CSUSM PRESIDENT ELLEN NEUFELDT

The audit found Michael Schroeder inappropriately spent $41,000 over a two year period from July 2017 to July 2018. Specifically, the 28 page audit shows Schroeder claimed reimbursement for 33 meals, listing attendees who said they were not at the meal. One included a $403 dinner at Fleming's Steakhouse with an $80 bottle of wine.

The audit found Schroeder traveled business class without justification, spent more than allowed on hotels, and took trips unrelated to university business, including a trip to Philadelphia where emails show the plan for the day was for his family and friends to attend an NFL game and then attend a Guns and Roses concert.

It is troubling for us because we pay a lot of money to come here, and we expect people to use that money the way it is intended.

Steven Hernandez, a sophomore at CSUSM.

Michael Schroder and his wife beth Schroeder, who was the university's Senior Director of Philanthropy has been fired. Interim Provost Kamel Haddad, among those in charge of oversight, resigned from his position, but may come back next school year as a faculty member.

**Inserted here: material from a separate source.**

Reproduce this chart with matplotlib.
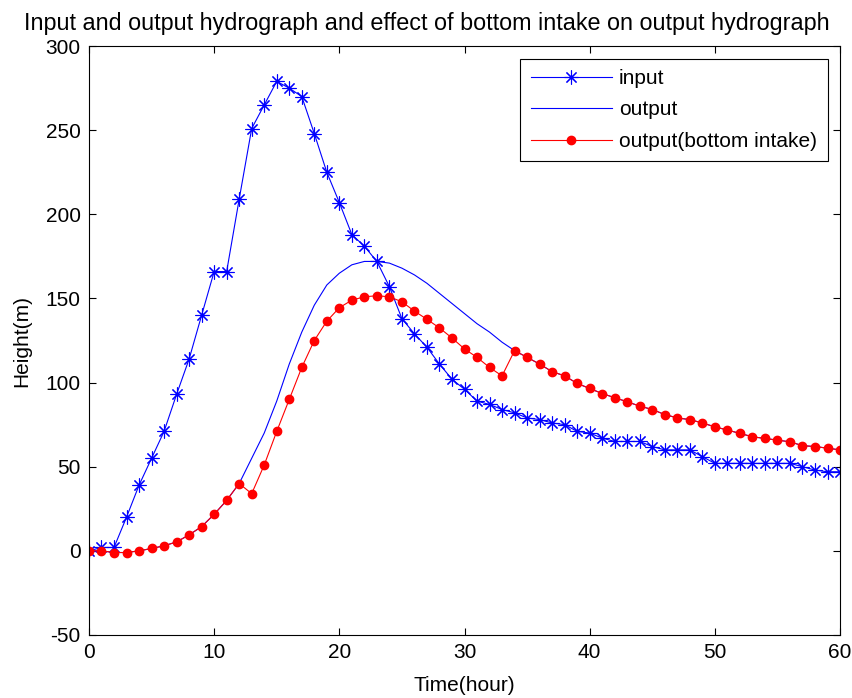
import numpy as np
import matplotlib.pyplot as plt

plt.rcParams['font.family'] = ['Liberation Sans', 'DejaVu Sans']
plt.rcParams['axes.unicode_minus'] = False

# tiempo en horas
t = np.arange(0, 61)

inp = [0, 2, 2, 20, 39, 55, 71, 93, 114, 140,
       166, 166, 209, 251, 265, 279, 275, 270, 248, 225,
       207, 188, 181, 172, 157, 138, 129, 121, 111, 102,
       96, 89, 87, 84, 82, 79, 78, 76, 75, 71,
       70, 67, 65, 65, 65, 62, 60, 60, 60, 56,
       52, 52, 52, 52, 52, 52, 52, 50, 48, 47,
       47]

out = [0, 0, -1, -1, 0, 1.4, 3, 5.3, 9.5, 14.4,
       21.7, 30, 40, 55, 70, 89, 111, 130, 146, 158,
       165, 170, 172, 172, 171, 168, 164, 159, 153, 147,
       141, 135, 130, 124, 119, 115, 111, 106.5, 104, 99.5,
       96.5, 93.5, 91, 88.6, 86, 84, 81, 79, 78, 76,
       73.7, 71.8, 69.8, 67.8, 66.8, 65.8, 64.8, 62.5, 62, 61,
       60]

out_bottom = [0, 0, -1, -1, 0, 1.4, 3, 5.3, 9.5, 14.4,
              21.7, 30, 40, 34, 51, 71, 90, 109, 125, 136.5,
              144.5, 149, 151, 151.6, 151, 148, 142.5, 137.6, 132.5, 126.5,
              120, 115, 109, 104, 119, 115, 111, 106.5, 104, 99.5,
              96.5, 93.5, 91, 88.6, 86, 84, 81, 79, 78, 76,
              73.7, 71.8, 69.8, 67.8, 66.8, 65.8, 64.8, 62.5, 62, 61,
              60]

fig = plt.figure(figsize=(8.53, 6.98), dpi=100)
ax = fig.add_axes([0.1043, 0.0903, 0.8805, 0.8437])

ax.plot(t, inp, color='#0000ff', lw=0.8, marker=(8, 2, 0), ms=10, mew=0.8, label='input')
ax.plot(t, out, color='#0000ff', lw=0.8, label='output')
ax.plot(t, out_bottom, color='#ff0000', lw=0.8, marker='o', ms=6, label='output(bottom intake)')

ax.set_xlim(0, 60)
ax.set_ylim(-50, 300)
ax.set_xticks(np.arange(0, 61, 10))
ax.set_yticks(np.arange(-50, 301, 50))
ax.tick_params(direction='in', length=5, width=0.8, labelsize=15, top=True, right=True, pad=6)
for s in ax.spines.values():
    s.set_linewidth(0.8)

ax.set_xlabel('Time(hour)', fontsize=15, labelpad=10)
ax.set_ylabel('Height(m)', fontsize=15, labelpad=10)
# titulo centrado en la figura
fig.text(0.5, 0.966, 'Input and output hydrograph and effect of bottom intake on output hydrograph',
         fontsize=16.8, ha='center', va='center')

leg = ax.legend(loc='upper right', fontsize=15, fancybox=False, edgecolor='black',
                framealpha=1, handlelength=3.9, handletextpad=0.35, borderpad=0.5,
                borderaxespad=0.6, labelspacing=0.6)
leg.get_frame().set_linewidth(0.8)

plt.savefig('out.png', dpi=100)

"It was one of the most disappointing things I've seen. It took my breath away," said the university's new president, Ellen Neufeldt.

She asked the Office of the Chancellor to investigate the Dean after receiving a whistleblower complaint in July. At the same time, Neufeldt ordered that the university do an internal review of administrators' travel expenses across all divisions. The results of that review were also released this week.

"We didn't find anything to the level of what the CSU audit found in terms (of the Dean of Extended Learning), but we did find some areas where people weren't using the economical form of travel," said Neufeldt. "A few people, most of our faculty and staff are doing the right thing."

According to the review's findings, one transaction was for airport parking for 23 days and 10 transactions were for chauffeured car service. The university said the now-retired, President Karen Haynes was among the administrators whose spending was called into question.

Neufeldt said the university would take steps to get repayment from those employees. The university also said it has contacted the District Attorney's Office to determine if criminal charges should be filed against Schroeder.

"The campus is such a wonderful campus with people doing good work. Students deserve better and we will do better, " said Neufeldt, who said the university has hired an internal auditor, is retraining managers and using an electronic system that offers more safeguards.

"This should never have happened but moving forward we will do the right thing," said Neufeldt.

"I'm glad they did decide to take action because I was a little worried nothing was going to happen," said Steven Hernandez. "They actually did take action, so I'm proud of that. That really shows they're trying to change."